Large-granularity memory failures continue to be a critical impediment to system reliability. To make matters worse, as DRAM scales to smaller nodes, the frequency of unreliable bits in DRAM chips continues to increase. To mitigate such scaling-related failures, memory vendors are planning to equip existing DRAM chips with On-Die ECC. For maintaining compatibility with memory standards, On-Die ECC is kept invisible from the memory controller.
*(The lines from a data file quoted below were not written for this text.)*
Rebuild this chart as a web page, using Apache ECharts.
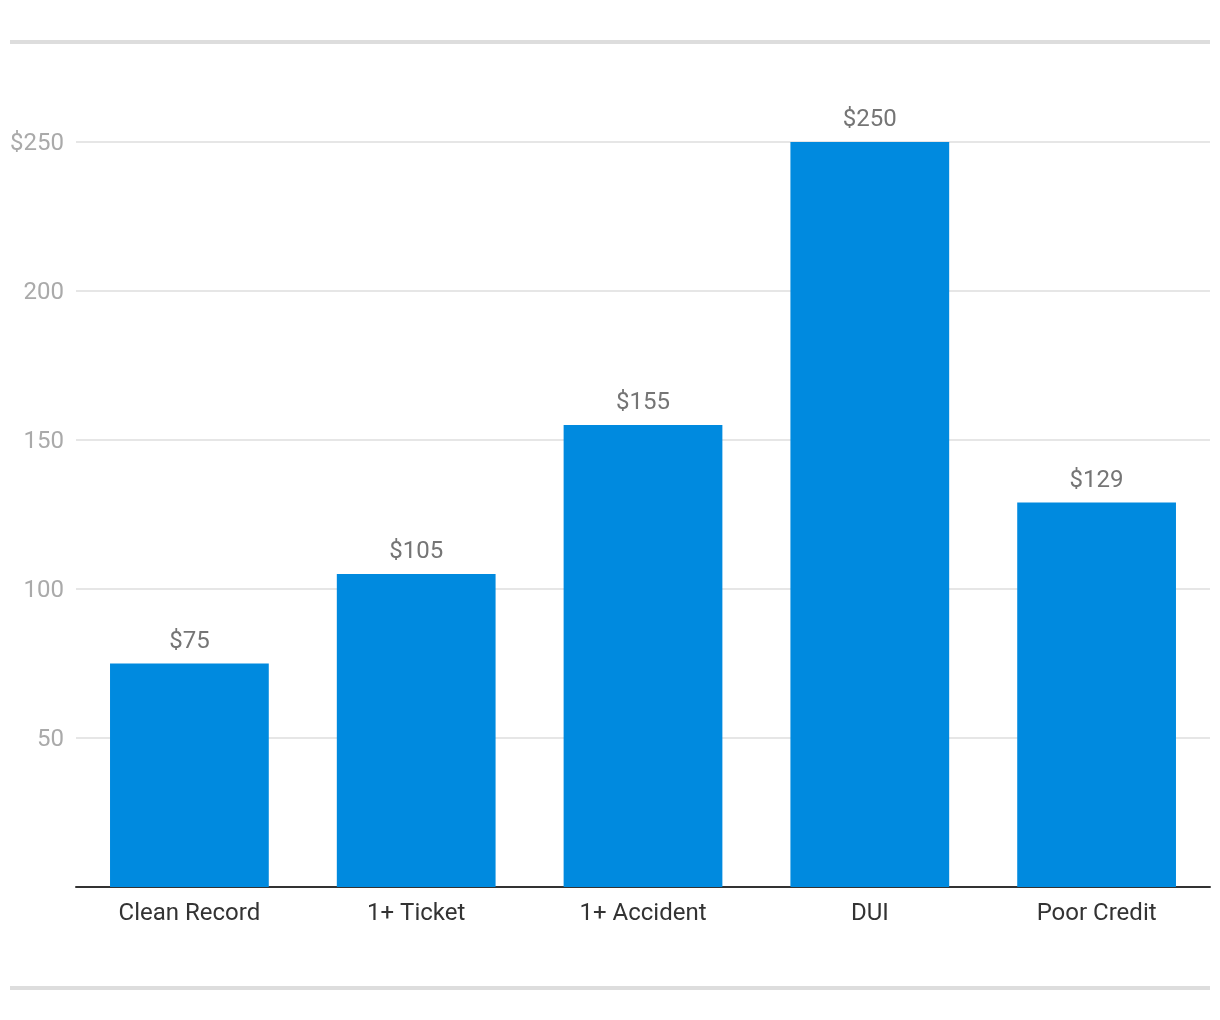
<!DOCTYPE html>
<html>
<head>
<meta charset="utf-8">
<script src="https://cdn.jsdelivr.net/npm/echarts@6/dist/echarts.min.js"></script>
<style>html,body{margin:0;padding:0;background:#fff}#c{width:1220px;height:1020px}</style>
</head>
<body>
<div id="c"></div>
<script>
const categories = ['Clean Record', '1+ Ticket', '1+ Accident', 'DUI', 'Poor Credit'];
const values = [75, 105, 155, 250, 129];
const yTicks = [50, 100, 150, 200, 250];

const chart = echarts.init(document.getElementById('c'), null, {renderer: 'canvas'});
const font = 'Roboto, "Noto Sans", sans-serif';
chart.setOption({
  backgroundColor: '#fff',
  animation: false,
  grid: {left: 76, right: 10, top: 142, bottom: 133, containLabel: false},
  graphic: [
    {type: 'rect', shape: {x: 10, y: 40, width: 1200, height: 4}, style: {fill: '#dddddd'}},
    {type: 'rect', shape: {x: 10, y: 986, width: 1200, height: 4}, style: {fill: '#dddddd'}}
  ],
  xAxis: {
    type: 'category',
    data: categories,
    axisLine: {lineStyle: {color: '#333', width: 2}},
    axisTick: {show: false},
    axisLabel: {color: '#333', fontSize: 24, fontFamily: font, margin: 15}
  },
  yAxis: {
    type: 'value',
    min: 0, max: 250, interval: 50,
    axisLine: {show: false},
    axisTick: {show: false},
    splitLine: {lineStyle: {color: '#e6e6e6', width: 2}},
    axisLabel: {
      color: '#aaaaaa', fontSize: 24, fontFamily: font, margin: 12,
      showMinLabel: false,
      formatter: v => (yTicks.indexOf(v) === -1 ? '' : '{a|' + (v === yTicks[yTicks.length - 1] ? '$' + v : String(v)) + '}'),
      rich: {a: {color: '#aaaaaa', fontSize: 24, fontFamily: font, padding: [4, 0, 0, 0]}}
    }
  },
  series: [{
    type: 'bar',
    data: values,
    barWidth: '70%',
    itemStyle: {color: '#008ADF'},
    label: {
      show: true, position: 'top', distance: 10,
      color: '#757575', fontSize: 24, fontFamily: font,
      formatter: p => '$' + p.value
    }
  }]
});
</script>
</body>
</html>
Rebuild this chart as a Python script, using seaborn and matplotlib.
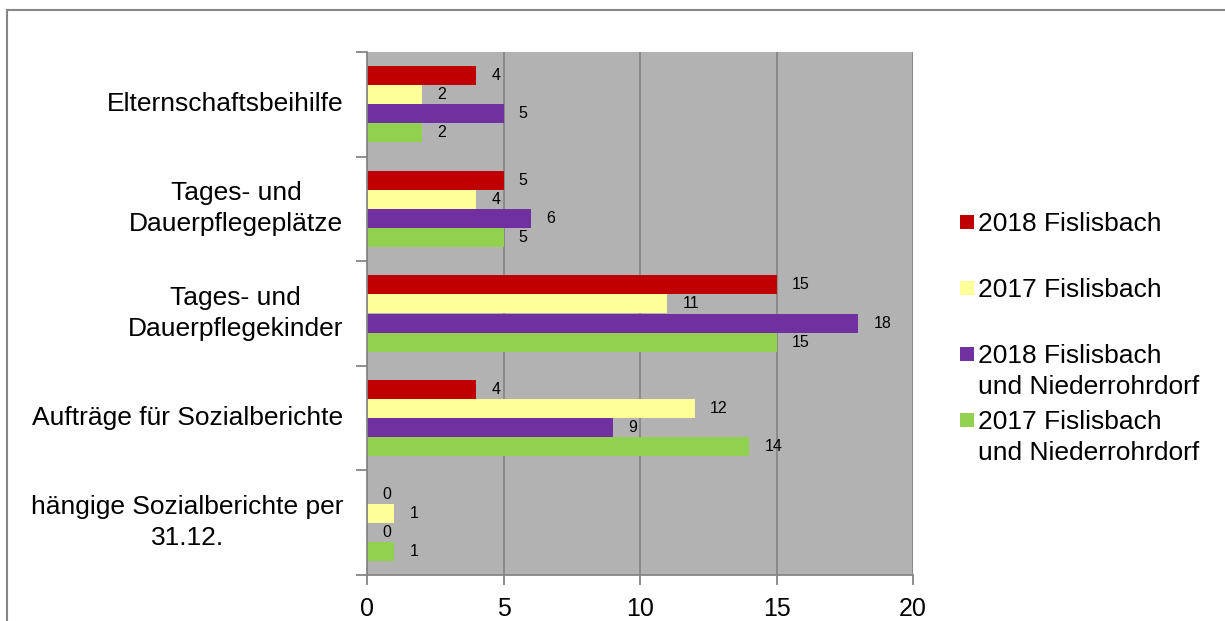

This paper explores how to design high reliability memory systems in presence of On-Die ECC. We show that if On-Die ECC is not exposed to the memory system, having a 9- chip ECC-DIMM (implementing SECDED) provides almost no reliability benefits compared to an 8-chip non-ECC DIMM. We also show that if the error detection of On-Die ECC can be exposed to the memory controller, then Chipkill-level reliability can be achieved even with a 9-chip ECC-DIMM. To this end, we propose eXposed On-Die Error Detection (XED), which exposes the On-Die error detection information without requiring changes to the memory standards or consuming bandwidth overheads. When the On-Die ECC detects an error, XED transmits a pre-defined "catch-word" instead of the corrected data value. On receiving the catch-word, the memory controller uses the parity stored in the 9-chip of the ECC-DIMM to correct the faulty chip (similar to RAID-3). Our studies show that XED provides Chipkill-level reliability (172x higher than SECDED), while incurring negligible overheads, with a 21% lower execution time than Chipkill. We also show that XED can enable Chipkill systems to provide Double-Chipkill level reliability while avoiding the associated storage, performance, and power overheads.